What is expected | Write out the material again word for word, dropping any images it holds.

▬▬▬▬▬▬▬▬▬▬

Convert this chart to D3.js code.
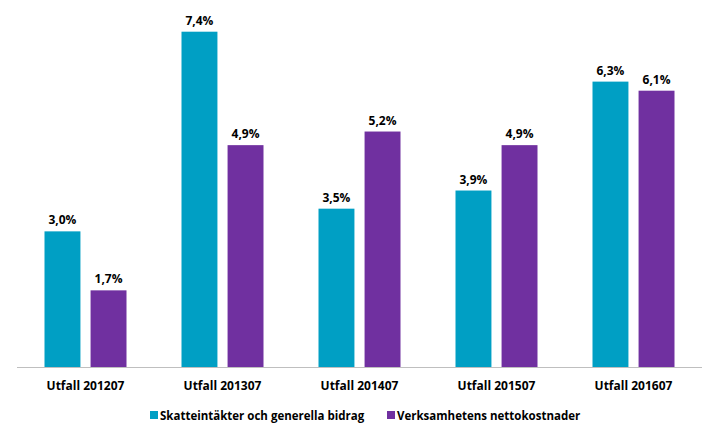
<!DOCTYPE html>
<html lang="sv">
<head>
<meta charset="UTF-8">
<title>Utfall</title>
<style>
  body { margin: 0; background: #fff; font-family: "Open Sans", "Liberation Sans", sans-serif; }
  .val, .cat { font-weight: bold; font-size: 12px; fill: #000; }
  .leg { font-weight: bold; font-size: 11.5px; fill: #000; }
</style>
</head>
<body>
<script src="https://d3js.org/d3.v7.min.js"></script>
<script>
var categories = ["Utfall 201207", "Utfall 201307", "Utfall 201407", "Utfall 201507", "Utfall 201607"];
var seriesNames = ["Skatteintäkter och generella bidrag", "Verksamhetens nettokostnader"];
var skatt = [3.0, 7.4, 3.5, 3.9, 6.3];
var kostnad = [1.7, 4.9, 5.2, 4.9, 6.1];
var colors = ["#009fc4", "#7030a0"];

var width = 704, height = 427,
    baseY = 367.5;

var svg = d3.select("body").append("svg")
    .attr("width", width)
    .attr("height", height);

var x = d3.scaleBand().domain(categories).range([17, 702]);
var x1 = d3.scaleBand().domain([0, 1]).range([0, 82]).paddingInner(0.22);
var y = d3.scaleLinear().domain([0, 7.4]).range([baseY, 31.7]);

var fmt = function(v) { return v.toFixed(1).replace(".", ",") + "%"; };

var rows = categories.map(function(c, i) { return {cat: c, vals: [skatt[i], kostnad[i]]}; });

var g = svg.selectAll("g.grp").data(rows).enter().append("g")
    .attr("class", "grp")
    .attr("transform", function(d) { return "translate(" + (x(d.cat) + x.bandwidth() / 2 - 41) + ",0)"; });

g.selectAll("rect").data(function(d) { return d.vals; }).enter().append("rect")
    .attr("x", function(d, i) { return x1(i); })
    .attr("width", x1.bandwidth())
    .attr("y", function(d) { return y(d); })
    .attr("height", function(d) { return baseY - y(d); })
    .attr("fill", function(d, i) { return colors[i]; });

g.selectAll("text.val").data(function(d) { return d.vals; }).enter().append("text")
    .attr("class", "val")
    .attr("text-anchor", "middle")
    .attr("x", function(d, i) { return x1(i) + x1.bandwidth() / 2; })
    .attr("y", function(d) { return y(d) - 7; })
    .text(fmt);

// baseline
svg.append("line")
    .attr("x1", 17).attr("x2", 702)
    .attr("y1", baseY).attr("y2", baseY)
    .attr("stroke", "#bfbfbf").attr("stroke-width", 1.2);

svg.selectAll("text.cat").data(categories).enter().append("text")
    .attr("class", "cat")
    .attr("text-anchor", "middle")
    .attr("x", function(d) { return x(d) + x.bandwidth() / 2; })
    .attr("y", 390)
    .text(function(d) { return d; });

// legend
var legX = [150, 387];
var leg = svg.selectAll("g.leg").data(seriesNames).enter().append("g")
    .attr("transform", function(d, i) { return "translate(" + legX[i] + ",411)"; });
leg.append("rect").attr("width", 8).attr("height", 8)
    .attr("fill", function(d, i) { return colors[i]; });
leg.append("text").attr("class", "leg")
    .attr("x", 10).attr("y", 9)
    .text(function(d) { return d; });
</script>
</body>
</html>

▬▬▬▬▬▬▬▬▬▬

Response |
Convert this chart to D3.js code.
<!DOCTYPE html>
<html lang="sv">
<head>
<meta charset="UTF-8">
<title>Utfall</title>
<style>
  body { margin: 0; background: #fff; font-family: "Open Sans", "Liberation Sans", sans-serif; }
  .val, .cat { font-weight: bold; font-size: 12px; fill: #000; }
  .leg { font-weight: bold; font-size: 11.5px; fill: #000; }
</style>
</head>
<body>
<script src="https://d3js.org/d3.v7.min.js"></script>
<script>
var categories = ["Utfall 201207", "Utfall 201307", "Utfall 201407", "Utfall 201507", "Utfall 201607"];
var seriesNames = ["Skatteintäkter och generella bidrag", "Verksamhetens nettokostnader"];
var skatt = [3.0, 7.4, 3.5, 3.9, 6.3];
var kostnad = [1.7, 4.9, 5.2, 4.9, 6.1];
var colors = ["#009fc4", "#7030a0"];

var width = 704, height = 427,
    baseY = 367.5;

var svg = d3.select("body").append("svg")
    .attr("width", width)
    .attr("height", height);

var x = d3.scaleBand().domain(categories).range([17, 702]);
var x1 = d3.scaleBand().domain([0, 1]).range([0, 82]).paddingInner(0.22);
var y = d3.scaleLinear().domain([0, 7.4]).range([baseY, 31.7]);

var fmt = function(v) { return v.toFixed(1).replace(".", ",") + "%"; };

var rows = categories.map(function(c, i) { return {cat: c, vals: [skatt[i], kostnad[i]]}; });

var g = svg.selectAll("g.grp").data(rows).enter().append("g")
    .attr("class", "grp")
    .attr("transform", function(d) { return "translate(" + (x(d.cat) + x.bandwidth() / 2 - 41) + ",0)"; });

g.selectAll("rect").data(function(d) { return d.vals; }).enter().append("rect")
    .attr("x", function(d, i) { return x1(i); })
    .attr("width", x1.bandwidth())
    .attr("y", function(d) { return y(d); })
    .attr("height", function(d) { return baseY - y(d); })
    .attr("fill", function(d, i) { return colors[i]; });

g.selectAll("text.val").data(function(d) { return d.vals; }).enter().append("text")
    .attr("class", "val")
    .attr("text-anchor", "middle")
    .attr("x", function(d, i) { return x1(i) + x1.bandwidth() / 2; })
    .attr("y", function(d) { return y(d) - 7; })
    .text(fmt);

// baseline
svg.append("line")
    .attr("x1", 17).attr("x2", 702)
    .attr("y1", baseY).attr("y2", baseY)
    .attr("stroke", "#bfbfbf").attr("stroke-width", 1.2);

svg.selectAll("text.cat").data(categories).enter().append("text")
    .attr("class", "cat")
    .attr("text-anchor", "middle")
    .attr("x", function(d) { return x(d) + x.bandwidth() / 2; })
    .attr("y", 390)
    .text(function(d) { return d; });

// legend
var legX = [150, 387];
var leg = svg.selectAll("g.leg").data(seriesNames).enter().append("g")
    .attr("transform", function(d, i) { return "translate(" + legX[i] + ",411)"; });
leg.append("rect").attr("width", 8).attr("height", 8)
    .attr("fill", function(d, i) { return colors[i]; });
leg.append("text").attr("class", "leg")
    .attr("x", 10).attr("y", 9)
    .text(function(d) { return d; });
</script>
</body>
</html>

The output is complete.